*Data provided*.
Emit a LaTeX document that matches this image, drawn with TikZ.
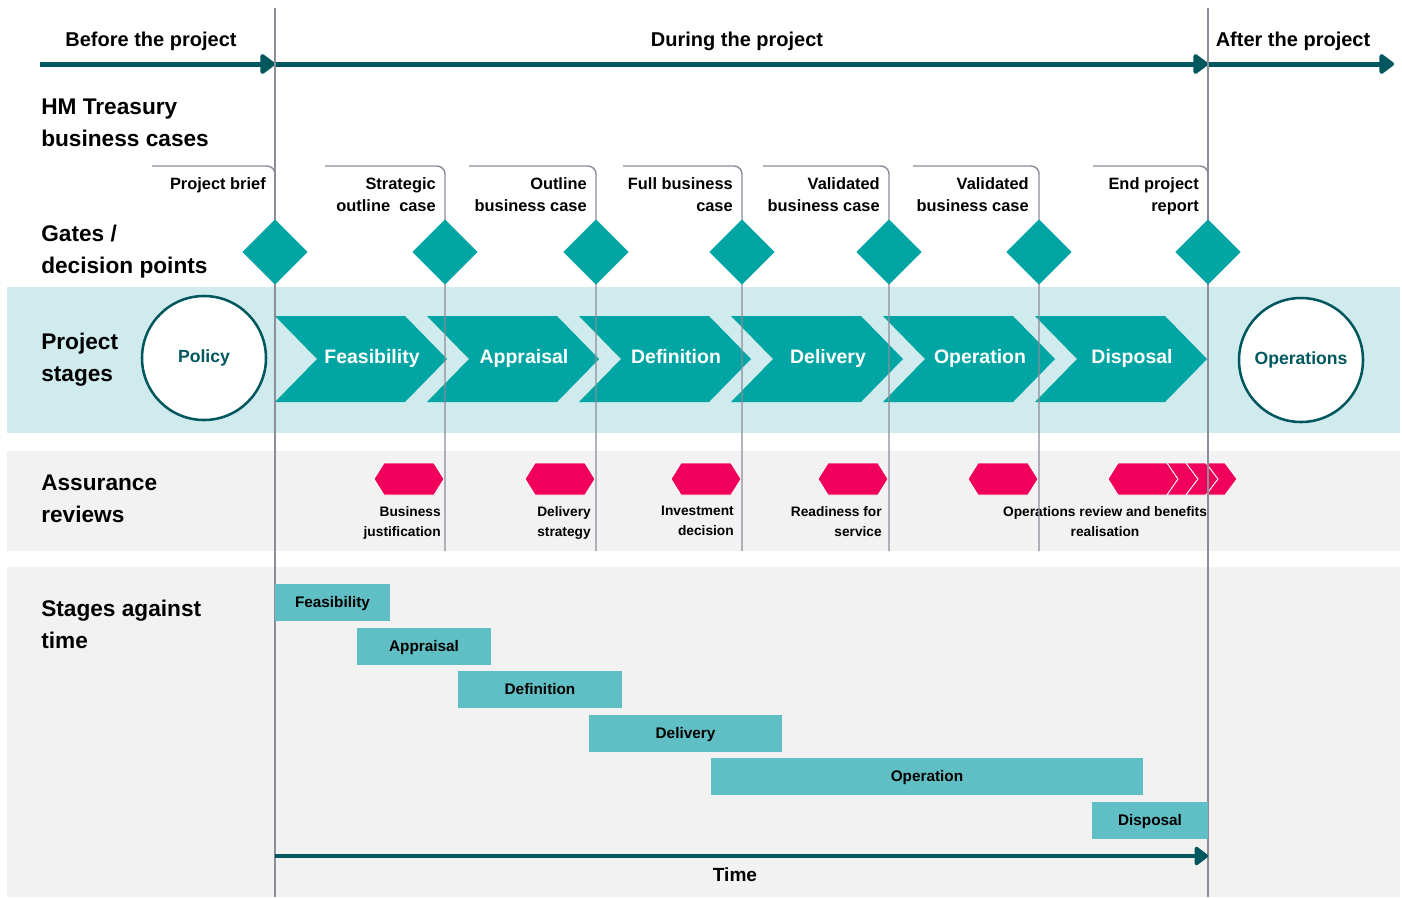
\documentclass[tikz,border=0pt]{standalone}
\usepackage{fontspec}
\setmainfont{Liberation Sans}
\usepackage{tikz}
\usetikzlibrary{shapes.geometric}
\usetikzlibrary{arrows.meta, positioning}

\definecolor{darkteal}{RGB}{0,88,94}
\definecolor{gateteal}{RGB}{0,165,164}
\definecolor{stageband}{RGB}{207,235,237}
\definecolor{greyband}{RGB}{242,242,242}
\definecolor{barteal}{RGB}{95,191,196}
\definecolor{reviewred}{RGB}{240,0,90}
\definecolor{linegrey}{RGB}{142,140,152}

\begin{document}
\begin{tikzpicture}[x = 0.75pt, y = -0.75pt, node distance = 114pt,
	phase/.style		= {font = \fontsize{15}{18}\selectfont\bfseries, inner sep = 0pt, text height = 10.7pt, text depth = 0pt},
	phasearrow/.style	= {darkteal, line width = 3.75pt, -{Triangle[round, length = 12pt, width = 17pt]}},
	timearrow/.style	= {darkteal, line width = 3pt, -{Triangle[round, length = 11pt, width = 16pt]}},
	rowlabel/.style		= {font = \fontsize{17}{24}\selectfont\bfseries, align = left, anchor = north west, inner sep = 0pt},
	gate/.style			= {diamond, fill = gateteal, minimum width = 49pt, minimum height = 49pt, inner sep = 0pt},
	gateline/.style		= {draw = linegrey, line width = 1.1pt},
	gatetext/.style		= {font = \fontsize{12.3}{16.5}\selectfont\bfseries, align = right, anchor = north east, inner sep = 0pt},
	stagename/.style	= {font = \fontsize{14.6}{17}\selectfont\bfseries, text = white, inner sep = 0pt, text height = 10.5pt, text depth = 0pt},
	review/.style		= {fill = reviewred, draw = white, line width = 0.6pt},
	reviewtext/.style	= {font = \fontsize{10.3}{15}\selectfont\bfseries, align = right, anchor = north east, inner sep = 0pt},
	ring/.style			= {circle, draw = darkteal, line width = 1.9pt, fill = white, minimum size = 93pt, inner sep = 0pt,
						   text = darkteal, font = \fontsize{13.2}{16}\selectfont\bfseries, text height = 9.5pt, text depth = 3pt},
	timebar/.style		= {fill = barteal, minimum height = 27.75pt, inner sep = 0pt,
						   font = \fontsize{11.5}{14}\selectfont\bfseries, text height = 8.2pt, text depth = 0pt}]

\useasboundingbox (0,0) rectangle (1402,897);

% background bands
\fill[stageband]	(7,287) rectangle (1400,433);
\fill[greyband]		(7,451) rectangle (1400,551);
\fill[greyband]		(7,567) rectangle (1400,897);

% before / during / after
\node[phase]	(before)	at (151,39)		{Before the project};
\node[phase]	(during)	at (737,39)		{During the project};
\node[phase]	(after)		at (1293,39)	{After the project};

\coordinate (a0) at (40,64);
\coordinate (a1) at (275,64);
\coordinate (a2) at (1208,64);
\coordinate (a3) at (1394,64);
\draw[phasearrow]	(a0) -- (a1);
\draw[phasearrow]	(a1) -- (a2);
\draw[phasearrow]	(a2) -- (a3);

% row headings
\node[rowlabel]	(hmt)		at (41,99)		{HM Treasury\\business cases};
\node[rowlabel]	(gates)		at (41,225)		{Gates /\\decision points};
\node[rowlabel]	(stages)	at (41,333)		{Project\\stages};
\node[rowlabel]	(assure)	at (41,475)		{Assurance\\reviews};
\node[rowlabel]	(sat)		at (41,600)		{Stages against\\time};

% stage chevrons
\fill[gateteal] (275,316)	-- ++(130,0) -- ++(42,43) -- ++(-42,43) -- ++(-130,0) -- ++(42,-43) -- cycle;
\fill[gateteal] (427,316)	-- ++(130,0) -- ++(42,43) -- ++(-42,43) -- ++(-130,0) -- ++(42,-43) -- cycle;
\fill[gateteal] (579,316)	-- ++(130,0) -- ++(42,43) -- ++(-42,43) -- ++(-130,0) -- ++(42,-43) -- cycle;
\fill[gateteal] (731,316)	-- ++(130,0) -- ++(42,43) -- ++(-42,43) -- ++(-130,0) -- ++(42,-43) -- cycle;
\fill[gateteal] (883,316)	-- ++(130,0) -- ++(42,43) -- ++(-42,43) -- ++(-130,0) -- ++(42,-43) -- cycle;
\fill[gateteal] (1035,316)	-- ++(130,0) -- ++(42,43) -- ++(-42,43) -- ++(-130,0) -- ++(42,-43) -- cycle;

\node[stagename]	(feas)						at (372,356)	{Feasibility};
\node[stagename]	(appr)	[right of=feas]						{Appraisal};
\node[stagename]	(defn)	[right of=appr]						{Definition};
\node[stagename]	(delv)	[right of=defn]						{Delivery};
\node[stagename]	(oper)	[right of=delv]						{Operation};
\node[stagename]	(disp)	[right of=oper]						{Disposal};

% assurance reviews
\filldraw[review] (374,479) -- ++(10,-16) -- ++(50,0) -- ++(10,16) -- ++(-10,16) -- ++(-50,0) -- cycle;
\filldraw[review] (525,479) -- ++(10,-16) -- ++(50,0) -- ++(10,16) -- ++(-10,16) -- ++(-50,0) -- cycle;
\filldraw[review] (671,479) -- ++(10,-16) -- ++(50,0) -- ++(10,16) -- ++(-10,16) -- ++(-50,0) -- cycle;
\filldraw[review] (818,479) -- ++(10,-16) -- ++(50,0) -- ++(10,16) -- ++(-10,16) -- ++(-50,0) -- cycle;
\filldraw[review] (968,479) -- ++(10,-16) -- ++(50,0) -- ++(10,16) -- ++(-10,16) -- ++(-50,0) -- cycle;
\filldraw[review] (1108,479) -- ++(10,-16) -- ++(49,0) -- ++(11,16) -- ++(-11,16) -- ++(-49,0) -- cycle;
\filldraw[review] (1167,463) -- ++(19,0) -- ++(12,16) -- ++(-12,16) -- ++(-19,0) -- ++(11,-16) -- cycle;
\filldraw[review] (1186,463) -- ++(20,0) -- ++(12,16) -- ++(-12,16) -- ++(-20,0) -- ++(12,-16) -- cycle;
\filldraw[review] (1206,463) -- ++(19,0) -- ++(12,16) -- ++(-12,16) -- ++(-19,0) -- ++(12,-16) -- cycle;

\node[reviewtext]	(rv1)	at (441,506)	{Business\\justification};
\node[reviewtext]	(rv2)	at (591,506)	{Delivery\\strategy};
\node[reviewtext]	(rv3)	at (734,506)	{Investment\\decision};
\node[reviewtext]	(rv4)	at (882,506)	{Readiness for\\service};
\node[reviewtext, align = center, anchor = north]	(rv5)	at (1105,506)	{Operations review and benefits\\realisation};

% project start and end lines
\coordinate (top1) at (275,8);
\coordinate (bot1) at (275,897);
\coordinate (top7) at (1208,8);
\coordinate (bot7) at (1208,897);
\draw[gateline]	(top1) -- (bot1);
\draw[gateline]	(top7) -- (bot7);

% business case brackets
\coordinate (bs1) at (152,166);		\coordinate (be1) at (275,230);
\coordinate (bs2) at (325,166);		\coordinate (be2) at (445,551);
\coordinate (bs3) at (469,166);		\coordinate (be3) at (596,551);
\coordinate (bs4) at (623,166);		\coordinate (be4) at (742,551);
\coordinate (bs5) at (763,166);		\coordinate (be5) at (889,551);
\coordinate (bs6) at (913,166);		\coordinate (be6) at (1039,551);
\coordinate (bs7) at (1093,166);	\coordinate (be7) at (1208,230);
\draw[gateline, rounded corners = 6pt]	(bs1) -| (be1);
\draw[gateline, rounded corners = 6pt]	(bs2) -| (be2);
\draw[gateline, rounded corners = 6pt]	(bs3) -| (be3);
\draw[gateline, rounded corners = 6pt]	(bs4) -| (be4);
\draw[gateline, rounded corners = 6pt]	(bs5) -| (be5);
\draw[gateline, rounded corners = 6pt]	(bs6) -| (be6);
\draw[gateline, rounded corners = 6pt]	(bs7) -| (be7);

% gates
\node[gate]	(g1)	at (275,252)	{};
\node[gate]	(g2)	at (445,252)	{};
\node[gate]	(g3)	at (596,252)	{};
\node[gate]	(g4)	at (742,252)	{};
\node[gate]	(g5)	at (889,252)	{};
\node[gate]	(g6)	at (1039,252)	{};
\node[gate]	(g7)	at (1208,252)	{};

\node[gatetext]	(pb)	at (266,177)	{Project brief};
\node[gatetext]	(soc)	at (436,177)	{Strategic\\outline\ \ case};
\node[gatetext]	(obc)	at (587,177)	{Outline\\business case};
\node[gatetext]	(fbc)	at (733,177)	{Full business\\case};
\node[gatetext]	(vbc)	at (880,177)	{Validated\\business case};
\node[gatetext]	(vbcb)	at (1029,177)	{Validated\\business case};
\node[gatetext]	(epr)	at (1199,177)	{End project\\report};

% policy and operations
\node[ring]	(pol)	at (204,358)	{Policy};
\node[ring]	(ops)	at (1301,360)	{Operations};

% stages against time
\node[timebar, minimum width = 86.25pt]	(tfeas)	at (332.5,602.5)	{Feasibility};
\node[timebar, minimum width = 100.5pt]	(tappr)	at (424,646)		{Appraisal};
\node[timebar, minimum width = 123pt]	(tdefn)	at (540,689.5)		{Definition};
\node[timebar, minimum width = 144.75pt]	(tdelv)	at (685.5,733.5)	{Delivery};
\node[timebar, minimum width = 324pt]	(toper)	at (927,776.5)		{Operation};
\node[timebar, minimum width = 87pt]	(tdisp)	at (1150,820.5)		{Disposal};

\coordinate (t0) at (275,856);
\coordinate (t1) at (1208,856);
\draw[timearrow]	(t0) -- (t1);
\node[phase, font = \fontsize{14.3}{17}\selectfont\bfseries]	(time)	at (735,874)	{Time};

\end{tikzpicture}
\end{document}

*The exercise*.
Set the lines above down again, word for word, from the first through the one containing "(0,0) rectangle (1402,897);"; pictures excluded.

*Solution to this problem*.
Emit a LaTeX document that matches this image, drawn with TikZ.
\documentclass[tikz,border=0pt]{standalone}
\usepackage{fontspec}
\setmainfont{Liberation Sans}
\usepackage{tikz}
\usetikzlibrary{shapes.geometric}
\usetikzlibrary{arrows.meta, positioning}

\definecolor{darkteal}{RGB}{0,88,94}
\definecolor{gateteal}{RGB}{0,165,164}
\definecolor{stageband}{RGB}{207,235,237}
\definecolor{greyband}{RGB}{242,242,242}
\definecolor{barteal}{RGB}{95,191,196}
\definecolor{reviewred}{RGB}{240,0,90}
\definecolor{linegrey}{RGB}{142,140,152}

\begin{document}
\begin{tikzpicture}[x = 0.75pt, y = -0.75pt, node distance = 114pt,
	phase/.style		= {font = \fontsize{15}{18}\selectfont\bfseries, inner sep = 0pt, text height = 10.7pt, text depth = 0pt},
	phasearrow/.style	= {darkteal, line width = 3.75pt, -{Triangle[round, length = 12pt, width = 17pt]}},
	timearrow/.style	= {darkteal, line width = 3pt, -{Triangle[round, length = 11pt, width = 16pt]}},
	rowlabel/.style		= {font = \fontsize{17}{24}\selectfont\bfseries, align = left, anchor = north west, inner sep = 0pt},
	gate/.style			= {diamond, fill = gateteal, minimum width = 49pt, minimum height = 49pt, inner sep = 0pt},
	gateline/.style		= {draw = linegrey, line width = 1.1pt},
	gatetext/.style		= {font = \fontsize{12.3}{16.5}\selectfont\bfseries, align = right, anchor = north east, inner sep = 0pt},
	stagename/.style	= {font = \fontsize{14.6}{17}\selectfont\bfseries, text = white, inner sep = 0pt, text height = 10.5pt, text depth = 0pt},
	review/.style		= {fill = reviewred, draw = white, line width = 0.6pt},
	reviewtext/.style	= {font = \fontsize{10.3}{15}\selectfont\bfseries, align = right, anchor = north east, inner sep = 0pt},
	ring/.style			= {circle, draw = darkteal, line width = 1.9pt, fill = white, minimum size = 93pt, inner sep = 0pt,
						   text = darkteal, font = \fontsize{13.2}{16}\selectfont\bfseries, text height = 9.5pt, text depth = 3pt},
	timebar/.style		= {fill = barteal, minimum height = 27.75pt, inner sep = 0pt,
						   font = \fontsize{11.5}{14}\selectfont\bfseries, text height = 8.2pt, text depth = 0pt}]

\useasboundingbox (0,0) rectangle (1402,897);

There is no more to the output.